** INSTRUCTIONS TO FOLLOW **
Comb the records below for the string "with" and copy each line where it turns up.

** DATA SHOWN **
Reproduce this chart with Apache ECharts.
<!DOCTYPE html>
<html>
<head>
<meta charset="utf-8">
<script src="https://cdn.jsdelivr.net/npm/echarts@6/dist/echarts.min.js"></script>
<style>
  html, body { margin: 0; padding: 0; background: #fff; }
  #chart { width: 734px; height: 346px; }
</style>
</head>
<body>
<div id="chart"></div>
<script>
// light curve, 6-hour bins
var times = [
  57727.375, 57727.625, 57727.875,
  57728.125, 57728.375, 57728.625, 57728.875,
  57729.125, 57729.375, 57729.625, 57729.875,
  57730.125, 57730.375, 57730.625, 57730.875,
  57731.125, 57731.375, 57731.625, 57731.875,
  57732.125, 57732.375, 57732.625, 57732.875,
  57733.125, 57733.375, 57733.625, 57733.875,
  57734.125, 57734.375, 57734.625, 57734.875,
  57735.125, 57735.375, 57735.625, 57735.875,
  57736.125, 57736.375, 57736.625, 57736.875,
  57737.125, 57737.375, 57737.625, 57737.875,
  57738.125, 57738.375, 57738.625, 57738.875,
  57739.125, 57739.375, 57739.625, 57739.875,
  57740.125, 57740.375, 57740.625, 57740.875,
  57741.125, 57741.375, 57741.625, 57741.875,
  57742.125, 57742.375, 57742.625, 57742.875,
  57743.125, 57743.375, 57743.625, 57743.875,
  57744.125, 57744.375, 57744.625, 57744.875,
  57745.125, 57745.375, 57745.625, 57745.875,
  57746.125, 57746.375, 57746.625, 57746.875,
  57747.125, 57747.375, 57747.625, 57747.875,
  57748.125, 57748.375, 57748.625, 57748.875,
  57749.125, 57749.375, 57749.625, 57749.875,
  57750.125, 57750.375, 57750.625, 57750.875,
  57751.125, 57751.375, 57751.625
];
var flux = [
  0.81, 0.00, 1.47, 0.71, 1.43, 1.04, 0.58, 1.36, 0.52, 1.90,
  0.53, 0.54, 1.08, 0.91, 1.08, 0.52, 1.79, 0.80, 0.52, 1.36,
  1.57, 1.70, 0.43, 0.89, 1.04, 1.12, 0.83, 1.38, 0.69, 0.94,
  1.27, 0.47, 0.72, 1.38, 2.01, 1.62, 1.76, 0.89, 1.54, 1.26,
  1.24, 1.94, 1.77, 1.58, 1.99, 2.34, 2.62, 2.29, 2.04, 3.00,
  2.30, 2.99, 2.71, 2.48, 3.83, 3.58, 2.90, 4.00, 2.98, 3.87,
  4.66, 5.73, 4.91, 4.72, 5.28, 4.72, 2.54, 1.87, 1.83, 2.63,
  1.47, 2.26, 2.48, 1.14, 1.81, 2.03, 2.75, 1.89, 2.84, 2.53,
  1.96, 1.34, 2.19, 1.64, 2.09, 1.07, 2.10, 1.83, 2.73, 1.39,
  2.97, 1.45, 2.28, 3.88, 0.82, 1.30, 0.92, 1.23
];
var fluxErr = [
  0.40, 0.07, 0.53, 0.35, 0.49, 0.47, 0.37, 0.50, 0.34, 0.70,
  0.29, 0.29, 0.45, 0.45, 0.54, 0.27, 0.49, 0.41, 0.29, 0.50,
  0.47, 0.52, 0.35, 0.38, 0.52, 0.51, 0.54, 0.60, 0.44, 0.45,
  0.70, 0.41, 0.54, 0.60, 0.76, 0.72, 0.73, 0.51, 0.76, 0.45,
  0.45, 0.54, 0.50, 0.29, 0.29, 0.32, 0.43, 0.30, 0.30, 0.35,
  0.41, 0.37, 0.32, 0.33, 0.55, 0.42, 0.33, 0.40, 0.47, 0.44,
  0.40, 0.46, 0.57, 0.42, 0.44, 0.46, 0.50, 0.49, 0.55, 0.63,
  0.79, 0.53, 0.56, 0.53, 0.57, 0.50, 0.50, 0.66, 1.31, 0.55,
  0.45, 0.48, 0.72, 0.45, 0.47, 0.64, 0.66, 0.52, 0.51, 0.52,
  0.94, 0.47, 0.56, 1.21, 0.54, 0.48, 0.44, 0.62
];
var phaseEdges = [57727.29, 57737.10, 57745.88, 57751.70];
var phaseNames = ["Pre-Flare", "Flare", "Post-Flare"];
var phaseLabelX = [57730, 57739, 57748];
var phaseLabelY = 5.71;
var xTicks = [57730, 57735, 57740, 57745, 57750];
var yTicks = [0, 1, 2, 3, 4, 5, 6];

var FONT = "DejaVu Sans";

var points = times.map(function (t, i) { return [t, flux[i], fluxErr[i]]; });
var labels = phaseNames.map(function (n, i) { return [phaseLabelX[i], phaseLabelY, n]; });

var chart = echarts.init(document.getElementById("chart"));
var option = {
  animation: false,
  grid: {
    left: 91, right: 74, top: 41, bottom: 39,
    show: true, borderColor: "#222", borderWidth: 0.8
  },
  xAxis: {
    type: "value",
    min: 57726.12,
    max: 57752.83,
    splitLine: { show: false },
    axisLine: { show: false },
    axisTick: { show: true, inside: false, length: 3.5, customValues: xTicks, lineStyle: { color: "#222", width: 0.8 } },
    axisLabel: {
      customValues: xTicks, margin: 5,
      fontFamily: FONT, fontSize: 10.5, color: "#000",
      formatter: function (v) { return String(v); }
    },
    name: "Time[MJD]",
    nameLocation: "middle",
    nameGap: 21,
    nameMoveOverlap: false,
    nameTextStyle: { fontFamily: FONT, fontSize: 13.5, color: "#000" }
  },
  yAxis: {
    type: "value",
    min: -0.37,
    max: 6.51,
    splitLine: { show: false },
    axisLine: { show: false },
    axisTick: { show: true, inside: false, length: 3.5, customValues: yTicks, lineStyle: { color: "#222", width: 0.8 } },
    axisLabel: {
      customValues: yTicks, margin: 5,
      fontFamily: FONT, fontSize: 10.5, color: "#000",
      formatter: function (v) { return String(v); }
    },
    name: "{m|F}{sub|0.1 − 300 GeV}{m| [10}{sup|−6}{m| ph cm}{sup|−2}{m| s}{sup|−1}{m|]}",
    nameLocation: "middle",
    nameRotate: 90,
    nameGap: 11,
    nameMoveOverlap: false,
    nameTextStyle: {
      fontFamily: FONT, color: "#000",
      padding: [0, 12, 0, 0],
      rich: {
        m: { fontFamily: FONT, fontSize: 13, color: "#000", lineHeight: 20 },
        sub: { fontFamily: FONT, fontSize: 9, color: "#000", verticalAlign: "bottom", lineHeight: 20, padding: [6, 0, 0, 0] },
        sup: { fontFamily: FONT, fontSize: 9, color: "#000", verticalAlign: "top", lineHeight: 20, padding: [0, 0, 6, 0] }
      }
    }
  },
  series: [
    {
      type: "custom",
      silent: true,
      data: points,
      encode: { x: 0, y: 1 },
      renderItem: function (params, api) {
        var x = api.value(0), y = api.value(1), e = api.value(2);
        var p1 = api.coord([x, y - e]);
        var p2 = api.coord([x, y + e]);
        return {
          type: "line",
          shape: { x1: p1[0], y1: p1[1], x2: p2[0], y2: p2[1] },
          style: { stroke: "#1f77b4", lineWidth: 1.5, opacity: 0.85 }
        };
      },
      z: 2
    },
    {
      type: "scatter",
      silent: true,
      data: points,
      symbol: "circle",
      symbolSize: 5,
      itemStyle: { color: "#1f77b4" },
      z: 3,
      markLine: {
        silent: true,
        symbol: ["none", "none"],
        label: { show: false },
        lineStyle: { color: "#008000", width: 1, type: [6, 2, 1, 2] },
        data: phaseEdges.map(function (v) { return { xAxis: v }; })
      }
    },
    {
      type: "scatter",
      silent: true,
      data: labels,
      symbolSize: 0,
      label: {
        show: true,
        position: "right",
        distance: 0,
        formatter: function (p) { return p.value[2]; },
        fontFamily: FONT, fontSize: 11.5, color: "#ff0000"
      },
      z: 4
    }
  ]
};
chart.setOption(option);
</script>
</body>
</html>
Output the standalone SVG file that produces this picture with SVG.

** COMPLETED TASK **
Reproduce this chart with Apache ECharts.
Output the standalone SVG file that produces this picture with SVG.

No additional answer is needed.